What’s in a Name? — First Names

By Heather Lodge

Every name is a piece of history. This is true for names of big things, like towns or countries, but it’s also true for personal names. As much as it might feel like it, the name your parents gave you wasn’t pulled from thin air. It’s not just a random string of consonants and vowels. Chances are, your name is the result of centuries of language and culture.

Let’s take a look at some first names.

Let’s start with a straightforward name like mine. My name is Heather. I was named after the flower. An older spelling of my name from Middle English, which was spoken until the 1500s, is hather. Not too different!

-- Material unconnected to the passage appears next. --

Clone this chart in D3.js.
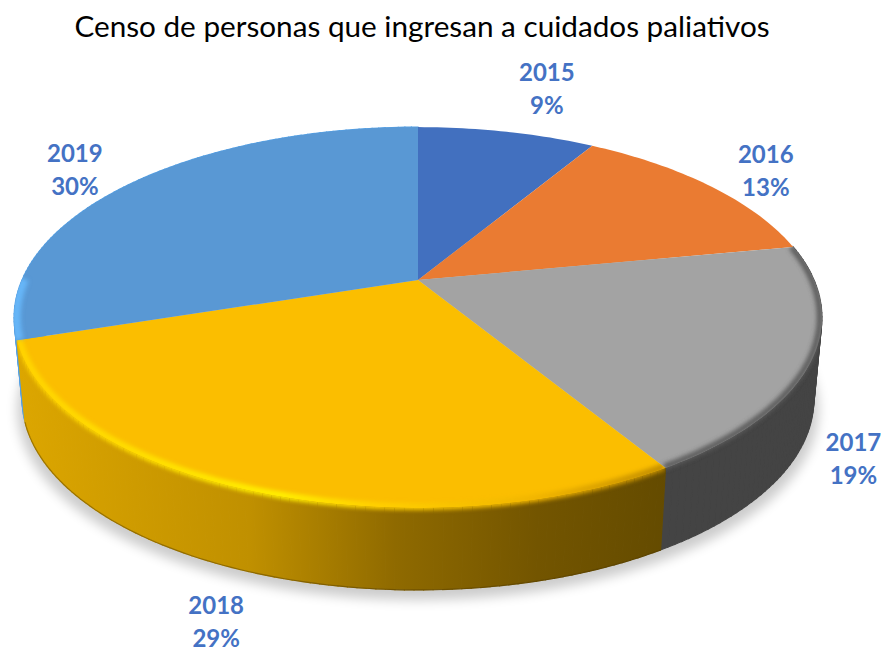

(Fun fact: If your name is Erica or Erika, your name has the same meaning as mine — heather! Erica is the Latin name for the flower called heather.)

A slightly more complicated name is the name of my best friend, Emily. Emily is the female version of the male name Emil, which is commonly used in Scandinavia and Eastern Europe. Emil comes from the Roman last name Aemilius, which is a slightly reshaped version of the Latin word aemulus, meaning “rival.”

Wow! The word aemulus traveled through at least three different cultures over two thousand years to become the common English name, Emily. 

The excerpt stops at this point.